Q) As the son of a diplomat, I did my schooling in four countries. My Engineering degree is from a tier-2 college in North India with a mediocre 61%. I was fascinated with the power of technology and ventured on my own in 2016, creating a FinTech product that was adopted by leading banks in India. The company was acquired by India’s leading payment service. As of now, I am in charge of the company’s growth strategy. I want to continue in Strategy or pivot into Consulting. Which school - Haas, Kellogg, Ross, or INSEAD is better suited for my profile?
Atul Jose (MBA Admissions Consultant, F1GMAT): As someone who has created several entrepreneurial narratives for MIT and Stanford MBA Application, I can assure you that you are among the rare few who have the record to show it.
Although Business Schools are not technically looking for records of entrepreneurship (they just need to see examples of entrepreneurial thinking to understand your resourcefulness), your experience would be valuable for a Consulting career in FinTech or Strategy Consulting or lead Product Development in a Technology Company.
Since your passion lies in Technology, Haas would be a better fit from the four schools you have shortlisted (Haas, Kellogg, Ross, and INSEAD).
INSEAD – known for its consulting prowess, will value your international exposure. As long you position the motivation for the ‘Why MBA now’ question in unambiguous terms, your chances are strong for all the four schools.
Kellogg and Ross are below your potential.
In place of the two schools, if I were you, I would consider MIT and Stanford as the top two target schools. Haas the third and INSEAD fourth.
Read: MIT vs. Stanford MBA
Motivation
For entrepreneurial applicants, who failed or switched to a traditional career, motivation is easy to understand.
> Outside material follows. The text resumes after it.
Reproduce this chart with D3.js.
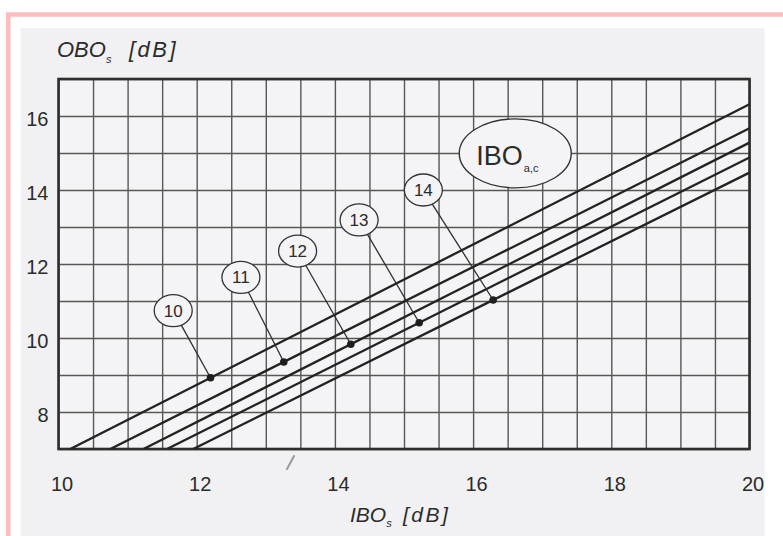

For someone who has the experience and currently holds a Strategy role in a leading company in India, the motivation should be carefully crafted.
Before you write the ‘Why MBA’ Essay, ask yourself:
1. What is lacking in your current role/responsibility?
2. Is working for an international brand the primary motivation?
3. Have you been stereotyped into a role?
4. What is the growth path in the current company?
For Flat Organizations
The growth path will be limited, although the pay would be at par.
For many applicants, a pay-based incentive loses its sheen in 5-10 years. The responsibility to manage a large team and guide them to a strategic direction becomes a bigger incentive than titles.
For Entrepreneurial applicants who had a good exit as you had (less than 5M USD), the high of achieving the goal is often followed by a steady title in a known brand. This could be a double-edged sword for a creative person. Creative not in the traditional sense but entrepreneurial candidates who brainstorm and create MVP on the weekend. They look at the market problem and, instead of strategizing excessively, execute fast. Such freedom could be lacking in a known brand where strategic directions are decided top-down.
Understanding this quality will prevent a lot of heartaches as post-MBA roles would also be in larger brands where such freedom is lacking.
Consulting offers that freedom within the framework of the customer’s problem. You are free to come up with unique paths after considering the budget, competition, and market potential.
Product Development also can happen with serendipitous encounters with a customer problem. Even then, if the direction is not aligned with the company’s core strategy, such projects are tough to green light.